After the opening eleven-beat melody is played, the solo trumpet is duly joined by most of the remainder of the brass. Ravel chooses not to bring in any other sections of the orchestra. To remain true to the Mussorgsky, he keeps the melody in place, simply adding one horn to join the trumpet and support the theme. It’s a high part for the horn, even without asking the player to hit the horn’s highest note on the second half of the eighth-note phrases. This would throw the ensemble into an imbalance due to the difficulty of producing the high concert F on the horn. Note that the fourth part plays (mostly) the melody at the lower octave. Notice too that the third trombone and tuba are duplicating the left hand of the original piano part. This produces Mussorgsky’s piano version almost verbatim: The melody in the first trumpet and first horn, the harmony in the second and third horns and trumpets, with the fourth horn duplicating the melody an octave under the first.

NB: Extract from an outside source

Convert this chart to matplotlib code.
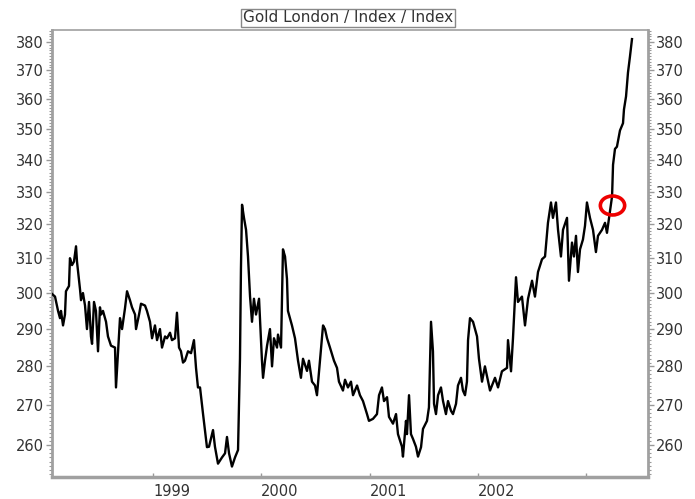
import matplotlib
matplotlib.use("Agg")
import matplotlib.pyplot as plt
from matplotlib.path import Path
from matplotlib.ticker import NullFormatter

# ---------------------------------------------------------------------------
# Gold London index (decimal year, index value)
# ---------------------------------------------------------------------------
DATES = [
    1998.058, 1998.095, 1998.123, 1998.141, 1998.150, 1998.169, 1998.187, 1998.196,
    1998.224, 1998.233, 1998.252, 1998.270, 1998.289, 1998.298, 1998.326, 1998.335,
    1998.353, 1998.372, 1998.390, 1998.409, 1998.427, 1998.437, 1998.455, 1998.473,
    1998.492, 1998.510, 1998.520, 1998.538, 1998.566, 1998.584, 1998.612, 1998.649,
    1998.658, 1998.677, 1998.695, 1998.714, 1998.741, 1998.760, 1998.787, 1998.806,
    1998.834, 1998.843, 1998.871, 1998.889, 1998.926, 1998.944, 1998.972, 1998.991,
    1999.018, 1999.037, 1999.064, 1999.083, 1999.111, 1999.129, 1999.157, 1999.175,
    1999.203, 1999.221, 1999.240, 1999.258, 1999.277, 1999.295, 1999.323, 1999.351,
    1999.378, 1999.397, 1999.415, 1999.434, 1999.462, 1999.498, 1999.517, 1999.554,
    1999.572, 1999.600, 1999.637, 1999.665, 1999.683, 1999.702, 1999.729, 1999.757,
    1999.785, 1999.803, 1999.812, 1999.822, 1999.840, 1999.859, 1999.877, 1999.896,
    1999.914, 1999.932, 1999.951, 1999.979, 2000.006, 2000.016, 2000.034, 2000.053,
    2000.080, 2000.099, 2000.117, 2000.145, 2000.154, 2000.182, 2000.200, 2000.219,
    2000.237, 2000.246, 2000.283, 2000.311, 2000.339, 2000.366, 2000.385, 2000.422,
    2000.440, 2000.468, 2000.496, 2000.514, 2000.542, 2000.570, 2000.588, 2000.607,
    2000.634, 2000.671, 2000.699, 2000.717, 2000.754, 2000.773, 2000.800, 2000.828,
    2000.847, 2000.884, 2000.911, 2000.939, 2000.976, 2000.994, 2001.031, 2001.068,
    2001.087, 2001.114, 2001.133, 2001.161, 2001.179, 2001.216, 2001.244, 2001.262,
    2001.299, 2001.308, 2001.336, 2001.345, 2001.364, 2001.382, 2001.401, 2001.428,
    2001.447, 2001.475, 2001.493, 2001.530, 2001.548, 2001.567, 2001.585, 2001.595,
    2001.613, 2001.632, 2001.659, 2001.678, 2001.705, 2001.724, 2001.752, 2001.770,
    2001.798, 2001.816, 2001.844, 2001.862, 2001.881, 2001.899, 2001.909, 2001.927,
    2001.955, 2001.992, 2002.010, 2002.038, 2002.065, 2002.112, 2002.158, 2002.186,
    2002.222, 2002.269, 2002.278, 2002.306, 2002.324, 2002.352, 2002.370, 2002.407,
    2002.435, 2002.463, 2002.500, 2002.527, 2002.555, 2002.592, 2002.620, 2002.647,
    2002.675, 2002.693, 2002.721, 2002.740, 2002.767, 2002.786, 2002.823, 2002.841,
    2002.869, 2002.887, 2002.906, 2002.924, 2002.943, 2002.970, 2002.989, 2003.007,
    2003.035, 2003.063, 2003.090, 2003.109, 2003.146, 2003.174, 2003.192, 2003.211,
    2003.239, 2003.248, 2003.266, 2003.284, 2003.312, 2003.340, 2003.349, 2003.368,
    2003.386, 2003.404, 2003.423,
]
VALUES = [
    300.0, 299.0, 295.0, 293.0, 295.0, 291.0, 294.0, 300.5,
    302.0, 310.0, 308.0, 309.0, 313.5, 309.0, 301.0, 298.0,
    300.0, 296.5, 290.0, 297.5, 288.0, 286.0, 297.5, 295.0,
    284.0, 296.0, 294.0, 295.0, 292.0, 288.0, 285.5, 285.0,
    274.5, 284.0, 293.0, 290.0, 295.7, 300.5, 298.0, 296.0,
    294.0, 290.0, 294.0, 297.0, 296.5, 295.0, 292.0, 287.5,
    291.0, 287.0, 290.0, 285.0, 288.0, 287.5, 289.0, 287.0,
    287.5, 294.5, 285.0, 284.0, 281.0, 281.5, 284.0, 283.5,
    287.0, 279.6, 274.5, 274.5, 267.7, 259.5, 259.6, 263.7,
    259.6, 255.5, 257.0, 258.0, 262.0, 258.0, 254.8, 257.0,
    258.8, 282.0, 307.0, 326.0, 322.0, 318.4, 310.5, 299.0,
    292.0, 298.4, 294.0, 298.4, 281.5, 277.0, 281.5, 285.5,
    290.0, 280.0, 287.5, 285.0, 288.5, 285.0, 312.6, 310.5,
    304.0, 295.0, 291.0, 287.5, 281.5, 277.0, 282.0, 278.8,
    281.5, 276.0, 275.0, 272.5, 281.5, 291.0, 290.0, 287.5,
    285.0, 281.5, 279.6, 276.0, 273.7, 276.5, 274.5, 276.0,
    272.5, 275.0, 272.5, 271.0, 267.7, 266.0, 266.5, 267.7,
    272.5, 274.5, 271.0, 272.0, 267.0, 265.3, 267.7, 262.7,
    259.6, 257.2, 266.0, 262.7, 272.5, 262.7, 261.5, 259.6,
    257.2, 259.5, 264.0, 266.0, 269.4, 292.0, 284.0, 270.3,
    267.7, 272.5, 274.5, 271.0, 267.7, 271.0, 268.5, 267.7,
    270.3, 275.0, 277.0, 273.7, 272.5, 276.0, 287.0, 293.0,
    292.0, 288.0, 282.0, 276.0, 280.0, 273.7, 277.0, 274.5,
    278.7, 279.6, 287.0, 278.7, 287.5, 304.5, 297.5, 299.0,
    291.0, 298.4, 303.5, 299.0, 306.0, 309.7, 310.5, 320.5,
    326.7, 322.0, 326.7, 318.4, 310.5, 318.4, 322.0, 303.5,
    314.6, 310.5, 316.6, 306.0, 312.6, 315.5, 319.6, 326.7,
    322.0, 318.4, 311.8, 316.6, 318.4, 320.5, 317.5, 322.0,
    328.6, 338.5, 343.6, 344.3, 349.6, 352.0, 356.6, 361.0,
    369.2, 374.7, 381.0,
]

HIGHLIGHT_DATE = 2003.239
HIGHLIGHT_VALUE = 326.0

Y_TICKS = list(range(260, 390, 10))
X_TICKS = [1999, 2000, 2001, 2002, 2003]
X_LABELS = ["1999", "2000", "2001", "2002", ""]
TITLE = "Gold London / Index / Index"

plt.rcParams["font.family"] = ["DejaVu Sans"]

fig = plt.figure(figsize=(6.95, 4.99), dpi=100)
ax = fig.add_axes([0.0748, 0.044, 0.8576, 0.896])

ax.plot(DATES, VALUES, color="black", lw=1.7, zorder=3)

# slightly flattened ring around the highlighted point
circ = Path.unit_circle()
oval = Path(circ.vertices * [1.0, 0.78], circ.codes)
ax.plot([HIGHLIGHT_DATE], [HIGHLIGHT_VALUE], marker=oval, ms=17.5, mfc="none",
        mec="#ee0000", mew=2.6, ls="none", zorder=4)

ax.set_yscale("log")
ax.set_ylim(252.3, 384.3)
ax.set_xlim(1998.067, 2003.571)

ax.set_yticks(Y_TICKS)
ax.set_yticklabels([str(v) for v in Y_TICKS])
ax.set_yticks(range(253, 385), minor=True)
ax.yaxis.set_minor_formatter(NullFormatter())
ax.set_xticks(X_TICKS)
ax.set_xticklabels(X_LABELS, ha="left")
ax.xaxis.set_minor_locator(plt.NullLocator())

ax.tick_params(axis="y", which="both", left=True, right=True,
               labelleft=True, labelright=True, direction="out",
               color="#999999", labelsize=10.5, labelcolor="#333333", pad=2)
ax.tick_params(axis="y", which="major", length=4, width=1)
ax.tick_params(axis="y", which="minor", length=2, width=0.8)
ax.tick_params(axis="x", length=3, width=1, color="#999999", direction="in",
               labelsize=10.5, labelcolor="#333333", pad=5)

for side, lw in [("left", 2), ("right", 2), ("bottom", 2.5), ("top", 1.2)]:
    ax.spines[side].set_color("#a0a0a0")
    ax.spines[side].set_linewidth(lw)

fig.text(0.501, 0.964, TITLE, ha="center", va="center", fontsize=11,
         color="#333333",
         bbox=dict(boxstyle="square,pad=0.12", fc="white", ec="#888888", lw=1))

fig.savefig("out.png", dpi=100)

While this should startle no one, seeing it in print is a reminder of the simplicity of Ravel’s straightforward approach, at least, once he decided to employ the trumpets and horns. It’s a testament to the adage “less is more.” Reviewing the Tushmalov it is easy to see how a traditional orchestrator might take a similarly traditional approach and double all these voices in the strings. Instead, Ravel opens the work with a solo trumpet followed by a brass choir, nothing more.

What would you do?

Returning to the question I asked above: What would you do if someone handed you this piano part and said “Score this for orchestra”? Would you take a traditional approach a la Tushmalov? Would you use a fuller brass section? How about having all the horns and trombones on the melody?

Although it’s only four bars, it provides an intellectual challenge: How do you retain the majesty of Mussorgsky’s piano work, while enhancing it with sound of an orchestra?

This well-known orchestration by one of the masters of the genre will serve as a useful tool to examine what to listen for in this work as well as how to achieve that sound. We will return to this work in the next few posts.